The brokerage closed its first day of trading at $20.15 per share; however, it’s been downhill from there with Compass’s stock tumbling between the $10 to $17 range, before dropping as low as $8.60 per share in the fall, according to MarketWatch. As a result, real estate analyst Mike DelPrete said Compass is approximately worth the same amount that it was in 2018, despite its impressive growth.
“For those keeping track, no, company valuations aren’t necessarily rational,” DelPrete said in October, during one of Compass’s rockiest weeks on Wall Street. “Stock price and valuation come from a combination of a company’s current performance and its future growth prospects.”
“For Compass, it seems that investors either significantly overvalued the company in its previous fundraising rounds or are pessimistic about its growth prospects going forward (or a combination of the two),” he added. “Revenues have skyrocketed as it has consistently outperformed its industry peers. Yet investors remain skeptical as the stock price continues to slide.”
Navab said she and the Compass team aren’t oblivious to their current stock market performance; however, they believe a rebound is on the horizon as the brokerage doubles down on supporting their agents with world-class technology and services.
“Look, we are focused on the long game. We have a lot of conviction that our agent-focused strategy is going to deliver real value not only for agents but for investors as well, full stop,” she said. “We can’t control the stock price, and we don’t want to focus on things we can’t control, but we can control the measurable financial results.”

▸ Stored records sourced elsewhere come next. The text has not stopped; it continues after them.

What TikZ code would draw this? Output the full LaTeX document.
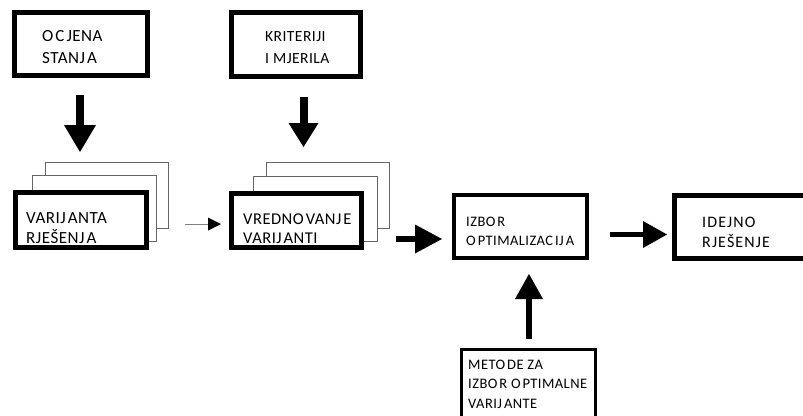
\documentclass[tikz,border=0pt]{standalone}
\usepackage{fontspec}
\setmainfont{Carlito}
\newfontfamily\boxfont[LetterSpace=3]{Carlito}
\newfontfamily\widefont[LetterSpace=7]{Carlito}
\usetikzlibrary{arrows.meta}
% small gap between letter groups
\newcommand{\gp}{\kern2pt}
\begin{document}
\begin{tikzpicture}[x=1pt,y=-1pt,
  box/.style={draw, fill=white, inner sep=0pt, anchor=north west},
  heavybox/.style={box, line width=5pt},
  midbox/.style={box, line width=4pt},
  lightbox/.style={box, line width=3pt},
  sheet/.style={box, line width=0.9pt, draw=black!60},
  txt/.style={anchor=base west, inner sep=0pt, align=left, font=\boxfont},
  fat/.style n args={3}{line width=#1,
    -{Triangle[length=#2, width=#3, line width=0pt]}},
  thin/.style={draw=black!50, line width=1pt,
    -{Triangle[length=13pt, width=13pt, line width=0pt, fill=black, color=black]}}]
\useasboundingbox (0,0) rectangle (803,415);
\clip (0,0) rectangle (803,415);

% top inputs (text nodes are placed by the baseline of their last line)
\node[heavybox, minimum width=133pt, minimum height=63pt] (ocjena) at (12,10) {};
\node[txt, font=\boxfont\fontsize{17}{21}\selectfont] (ocjenaT) at (42,63)
  {O\gp C\gp JENA\\STANJ\gp A};

\node[heavybox, minimum width=129pt, minimum height=64pt] (krit) at (229,10) {};
\node[txt, font=\boxfont\fontsize{15.5}{22}\selectfont] (kritT) at (265,63)
  {KRITERIJI\\I MJERILA};

% stacked sheets: variants
\node[sheet, minimum width=123pt, minimum height=66pt] (var3) at (45,162) {};
\node[sheet, minimum width=124pt, minimum height=66pt] (var2) at (32,175) {};
\node[heavybox, minimum width=131pt, minimum height=55pt] (var) at (12.5,190) {};
\node[txt, font=\boxfont\fontsize{17}{20}\selectfont] (varT) at (26,243)
  {VARIJ\gp ANTA\\RJEŠENJ\gp A};

% stacked sheets: evaluation
\node[sheet, minimum width=123pt, minimum height=66pt] (vre3) at (266,162) {};
\node[sheet, minimum width=124pt, minimum height=65pt] (vre2) at (253,176) {};
\node[heavybox, minimum width=129.5pt, minimum height=54.5pt] (vre) at (229,190.5) {};
\node[txt, font=\boxfont\fontsize{16.5}{19.5}\selectfont] (vreT) at (243,243.5)
  {VREDNO\gp VANJ\gp E\\VARIJ\gp ANTI};

% selection and result
\node[midbox, minimum width=133pt, minimum height=63pt] (izbor) at (452,193) {};
\node[txt, font=\boxfont\fontsize{14.5}{19}\selectfont] (izborT) at (466,245)
  {IZBO\gp R\\O\gp PTIMALIZAC\gp IJ\gp A};

\node[heavybox, minimum width=153pt, minimum height=63pt] (idejno) at (672,193) {};
\node[txt, font=\widefont\fontsize{16}{20}\selectfont] (idejnoT) at (702,247.5)
  {IDEJNO\\RJEŠENJE};

\node[lightbox, minimum width=134pt, minimum height=79pt] (metode) at (460,348) {};
\node[txt, font=\boxfont\fontsize{14.5}{19.5}\selectfont] (metodeT) at (468,408)
  {METO\gp DE ZA\\IZBO\gp R O\gp PTIMALNE\\VARIJ\gp ANTE};

% arrow end points
\coordinate (a1s) at (80,95);    \coordinate (a1e) at (80,152);
\coordinate (a2s) at (303.5,97); \coordinate (a2e) at (303.5,147);
\coordinate (a3s) at (396,239);  \coordinate (a3e) at (442,239);
\coordinate (a4s) at (610,234.5);\coordinate (a4e) at (667,234.5);
\coordinate (a5s) at (529,339);  \coordinate (a5e) at (529,274);
\coordinate (a6s) at (185,224);  \coordinate (a6e) at (221,224);

\draw[fat={8pt}{27pt}{32pt}] (a1s) -- (a1e);
\draw[fat={8pt}{24pt}{30pt}] (a2s) -- (a2e);
\draw[fat={6pt}{27pt}{29pt}] (a3s) -- (a3e);
\draw[fat={5pt}{24pt}{27pt}] (a4s) -- (a4e);
\draw[fat={6pt}{25pt}{28pt}] (a5s) -- (a5e);
\draw[thin] (a6s) -- (a6e);
\end{tikzpicture}
\end{document}
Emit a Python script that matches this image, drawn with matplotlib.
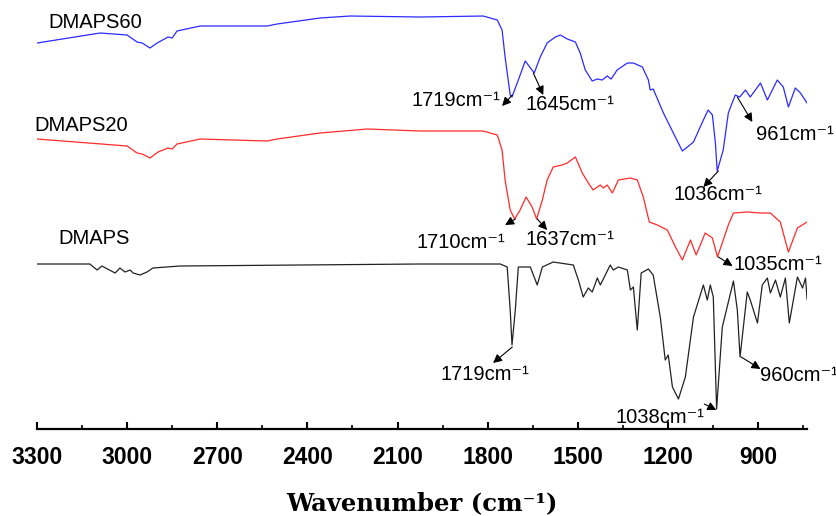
import numpy as np
import matplotlib
matplotlib.use('Agg')
import matplotlib.pyplot as plt

plt.rcParams['font.family'] = ['Liberation Sans', 'DejaVu Sans']
plt.rcParams['mathtext.fontset'] = 'custom'
plt.rcParams['mathtext.rm'] = 'Liberation Sans'
plt.rcParams['mathtext.it'] = 'Liberation Sans:italic'
plt.rcParams['mathtext.bf'] = 'Liberation Sans:bold'

# DMAPS60 (blue), a.u.
wn60 = [3300, 3090, 3000, 2967, 2950, 2924, 2900, 2864, 2850, 2834, 2757, 2534, 2501,
        2358, 2258, 2025, 1815, 1768, 1752, 1742, 1725, 1719, 1698, 1675, 1665, 1645,
        1625, 1602, 1575, 1558, 1535, 1508, 1492, 1475, 1452, 1435, 1419, 1402, 1389,
        1369, 1335, 1315, 1285, 1265, 1259, 1249, 1215, 1182, 1152, 1135, 1115, 1082,
        1066, 1052, 1042, 1036, 1016, 999, 976, 961, 942, 926, 892, 869, 836, 816,
        799, 776, 759, 737]
t60 = [386, 396, 394, 387, 386, 381, 386, 392, 391, 398, 403, 403, 405,
       411, 413, 412, 413, 409, 399, 372, 334, 332, 349, 368, 364, 356,
       372, 386, 392, 394, 390, 387, 376, 359, 348, 350, 349, 353, 350,
       359, 366, 366, 362, 349, 339, 340, 316, 296, 278, 282, 287, 309,
       319, 314, 286, 258, 279, 316, 334, 332, 339, 332, 346, 329, 349, 342,
       322, 341, 336, 326]

# DMAPS20 (red)
wn20 = [3300, 3000, 2967, 2950, 2924, 2897, 2864, 2850, 2834, 2757, 2534, 2501, 2358,
        2201, 2025, 1815, 1768, 1752, 1742, 1725, 1710, 1692, 1672, 1652, 1637, 1618,
        1602, 1582, 1552, 1535, 1508, 1485, 1465, 1449, 1425, 1415, 1402, 1385, 1365,
        1325, 1302, 1282, 1262, 1235, 1202, 1175, 1152, 1125, 1106, 1076, 1052, 1035,
        999, 982, 936, 892, 859, 826, 799, 769, 737]
t20 = [290, 283, 276, 275, 271, 277, 281, 280, 285, 290, 288, 290, 296,
       300, 298, 298, 294, 279, 249, 219, 210, 219, 232, 222, 210, 229,
       249, 262, 264, 266, 272, 256, 246, 239, 244, 241, 244, 236, 249,
       251, 249, 232, 207, 204, 199, 182, 169, 189, 174, 196, 191, 172,
       204, 216, 217, 216, 216, 207, 177, 201, 207]

# DMAPS (black)
wn0 = [3300, 3124, 3100, 3084, 3040, 3024, 3007, 2990, 2980, 2957, 2934, 2914, 2824,
       2025, 1758, 1735, 1725, 1719, 1708, 1698, 1658, 1635, 1618, 1582, 1515, 1498,
       1482, 1465, 1452, 1435, 1425, 1392, 1382, 1365, 1335, 1325, 1315, 1302, 1289,
       1265, 1249, 1225, 1209, 1199, 1185, 1165, 1142, 1115, 1082, 1069, 1059, 1049,
       1038, 1019, 982, 969, 960, 936, 926, 902, 886, 869, 859, 842, 826, 809,
       796, 769, 752, 742, 737]
t0 = [165, 165, 159, 163, 156, 161, 157, 159, 156, 154, 157, 161, 163,
      165, 165, 162, 119, 84, 119, 162, 162, 144, 162, 167, 164, 149,
      132, 141, 137, 151, 144, 164, 159, 162, 159, 139, 142, 99, 156,
      160, 154, 111, 69, 74, 42, 30, 52, 112, 144, 129, 144, 132,
      20, 102, 148, 119, 72, 137, 129, 106, 144, 151, 136, 149, 132, 151,
      106, 152, 141, 151, 130]

names = ['DMAPS60', 'DMAPS20', 'DMAPS']
name_pos = [(3263, 407), (3310, 304), (3230, 191)]

# peak labels: text, arrow tail, arrow head, text centre
peaks = [
    ('1719', (1718, 334), (1752, 323), (1905, 329)),
    ('1645', (1648, 356), (1615, 334), (1525, 325)),
    ('1036', (1032, 258), (1082, 242), (1035, 235)),
    ('961', (969, 332), (919, 307), (776, 295)),
    ('1710', (1708, 210), (1742, 204), (1888, 187)),
    ('1637', (1635, 210), (1602, 199), (1525, 190)),
    ('1035', (1032, 172), (985, 163), (835, 165)),
    ('1719', (1718, 82), (1782, 66), (1808, 55)),
    ('1038', (1079, 25), (1039, 19), (1225, 12)),
    ('960', (956, 72), (892, 60), (763, 54)),
]

fig = plt.figure(figsize=(8.37, 5.16), dpi=100)
ax = fig.add_axes([0.0442, 0.1686, 0.920, 0.812])

ax.plot(wn60, t60, color='#2b2bff', lw=0.9, solid_joinstyle='round')
ax.plot(wn20, t20, color='#ff2b2b', lw=0.9, solid_joinstyle='round')
ax.plot(wn0, t0, color='#222222', lw=0.9, solid_joinstyle='round')

for n, (x, y) in zip(names, name_pos):
    ax.text(x, y, n, fontsize=14.5, ha='left', va='center', clip_on=False)

for lab, tail, head, tpos in peaks:
    ax.annotate('', xy=head, xytext=tail,
                arrowprops=dict(arrowstyle='-|>', color='black', lw=0.8,
                                mutation_scale=13, shrinkA=0, shrinkB=0))
    ax.text(tpos[0], tpos[1], lab + 'cm⁻¹', fontsize=14.5,
            ha='center', va='center')

ax.set_xlim(3300, 737)
ax.set_ylim(0, 419)
ax.set_xticks(np.arange(3300, 899, -300))
ax.set_xticks(np.arange(3150, 736, -300), minor=True)
for s in ['left', 'right', 'top']:
    ax.spines[s].set_visible(False)
ax.spines['bottom'].set_linewidth(1.6)
ax.set_yticks([])
ax.tick_params(axis='x', which='major', direction='in', length=5, width=1.5,
               pad=12, labelsize=16.5)
ax.tick_params(axis='x', which='minor', direction='in', length=3, width=1.2)
for t in ax.get_xticklabels():
    t.set_fontweight('bold')

ax.set_xlabel('Wavenumber (cm⁻¹)', family='DejaVu Serif', fontweight='bold',
              fontsize=17.5, labelpad=16)

fig.savefig('out.png', dpi=100)
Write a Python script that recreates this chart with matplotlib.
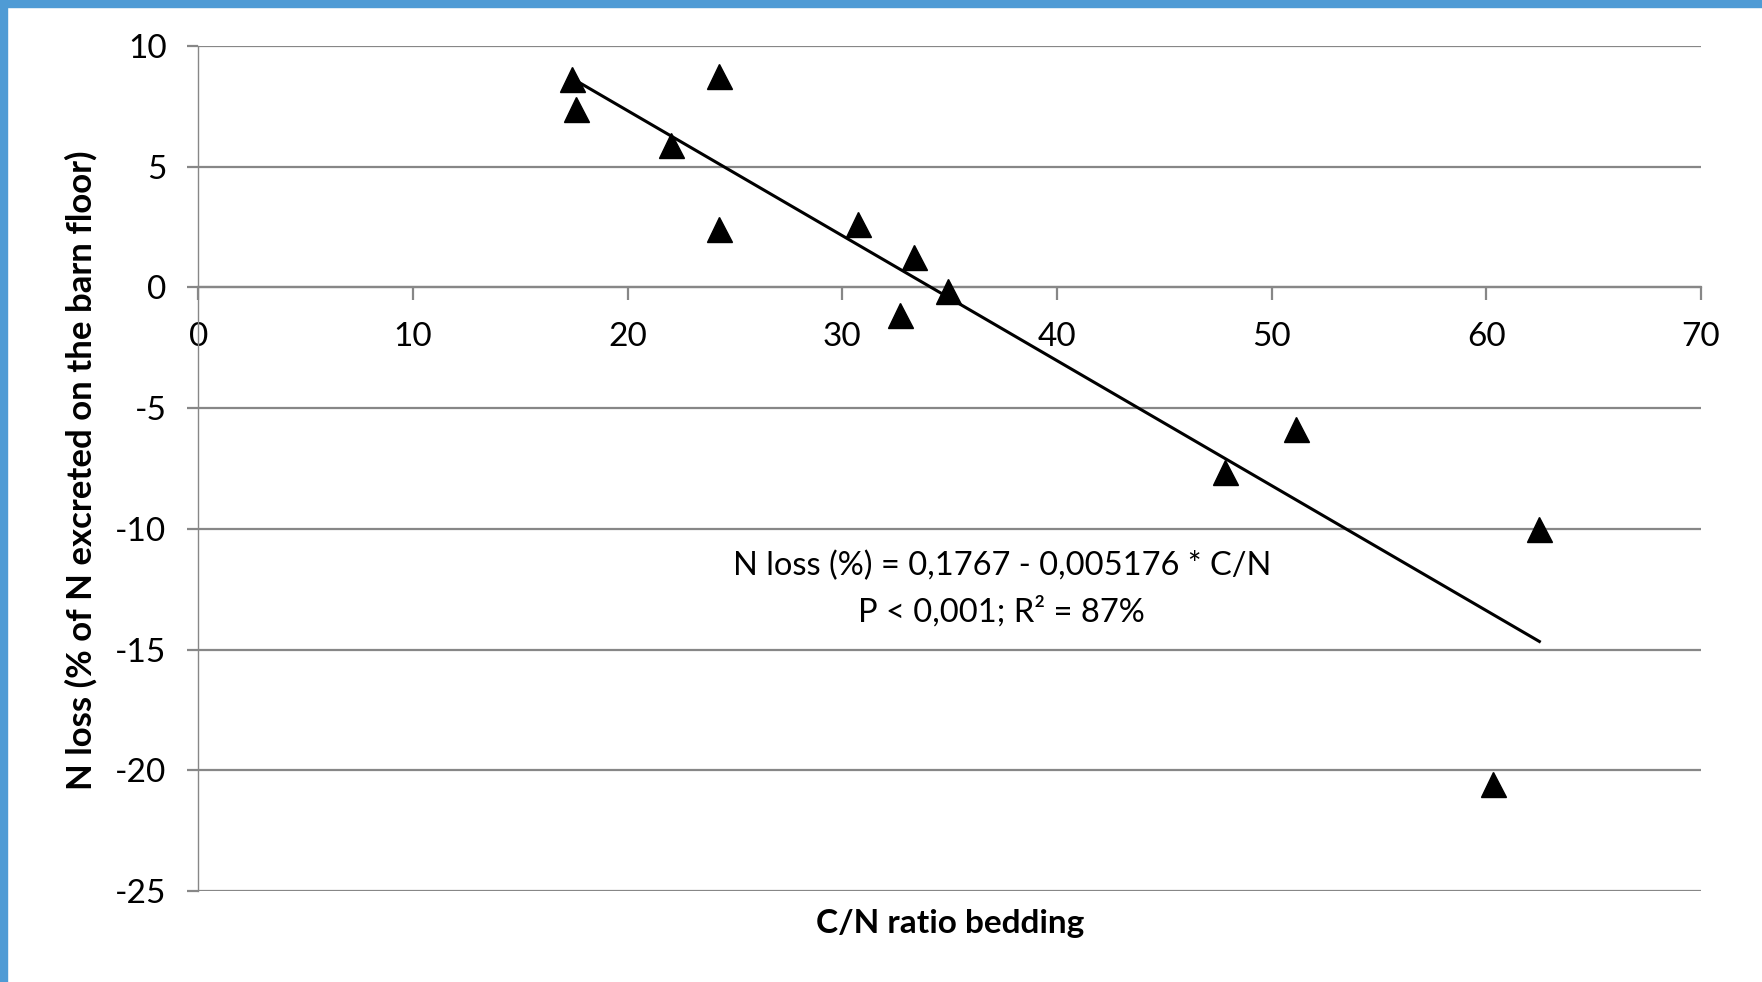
import matplotlib
matplotlib.use('Agg')
import matplotlib.pyplot as plt
from matplotlib.patches import Rectangle

# C/N ratio of the bedding and N loss (% of N excreted on the barn floor)
cn_ratio = [17.41, 17.57, 22.01, 24.26, 24.26, 30.71, 33.34, 32.68, 34.93,
            47.83, 51.12, 62.47, 60.31]
n_loss = [8.64, 7.37, 5.88, 8.76, 2.42, 2.63, 1.25, -1.16, -0.13,
          -7.64, -5.87, -10.02, -20.57]

# regression from the figure: N loss (%) = 17.67 - 0.5176 * C/N
intercept = 17.67
slope = -0.5176

x_ticks = [0, 10, 20, 30, 40, 50, 60, 70]
y_ticks = [10, 5, 0, -5, -10, -15, -20, -25]

plt.rcParams['font.family'] = ['Lato', 'DejaVu Sans']
plt.rcParams['axes.unicode_minus'] = False
grid_col = '#878787'

fig = plt.figure(figsize=(17.62, 9.82), dpi=100)
ax = fig.add_axes([198.4 / 1762, 1 - 891 / 982, (1701 - 198.4) / 1762, (891 - 46) / 982])

# blue frame along top and left edge
fig.patches.append(Rectangle((0, 1 - 7 / 982), 1, 7 / 982, transform=fig.transFigure,
                             color='#4F9BD5', zorder=0))
fig.patches.append(Rectangle((0, 0), 7 / 1762, 1, transform=fig.transFigure,
                             color='#4F9BD5', zorder=0))

ax.set_xlim(0, 70)
ax.set_ylim(-25, 10)
ax.set_yticks(y_ticks)
ax.set_xticks(x_ticks)
ax.yaxis.grid(True, color=grid_col, linewidth=1.6)
ax.set_axisbelow(True)

for side in ['top', 'right']:
    ax.spines[side].set_visible(False)
ax.spines['bottom'].set_position(('data', 0))
ax.spines['bottom'].set_color(grid_col)
ax.spines['bottom'].set_linewidth(1.6)
ax.spines['left'].set_color(grid_col)
ax.spines['left'].set_linewidth(1.0)

ax.tick_params(axis='x', direction='out', length=9, width=1.6, color=grid_col,
               labelsize=24, pad=16)
ax.tick_params(axis='y', direction='out', length=8, width=1.6, color=grid_col,
               labelsize=24, pad=15)

x0, x1 = min(cn_ratio), max(cn_ratio)
ax.plot([x0, x1], [intercept + slope * x0, intercept + slope * x1],
        color='black', linewidth=2.2, zorder=3)
ax.plot(cn_ratio, n_loss, linestyle='none', marker='^', markersize=18,
        color='black', zorder=4, clip_on=False)

ax.text(37.43, -11.55, 'N loss (%) = 0,1767 - 0,005176 * C/N',
        ha='center', va='center', fontsize=23.5)
ax.text(37.43, -13.42, 'P < 0,001; R² = 87%',
        ha='center', va='center', fontsize=23.5)

fig.text(0.5 * (198.4 + 1701) / 1762, 1 - 924 / 982, 'C/N ratio bedding',
         ha='center', va='center', fontsize=24, fontweight='bold')
fig.text(81 / 1762, 1 - 470 / 982, 'N loss (% of N excreted on the barn floor)',
         ha='center', va='center', rotation=90, fontsize=25, fontweight='bold')

fig.savefig('out.png', dpi=100)
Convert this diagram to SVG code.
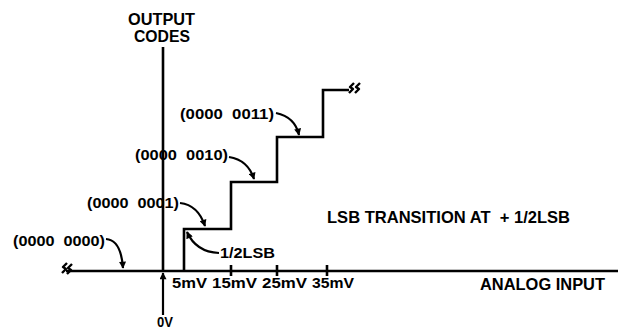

“We’ve launched two new business lines with title, escrow and mortgage, made real investments expanding in the geographies that we already are in and in new geographies and we’ve done all of that while accelerating our path to profitability,” she said while focusing on Compass’s adjusted EBITDA as the benchmark. “I feel really confident in our focus on the long game and in delivering value because I know that the shareholder value will follow that.”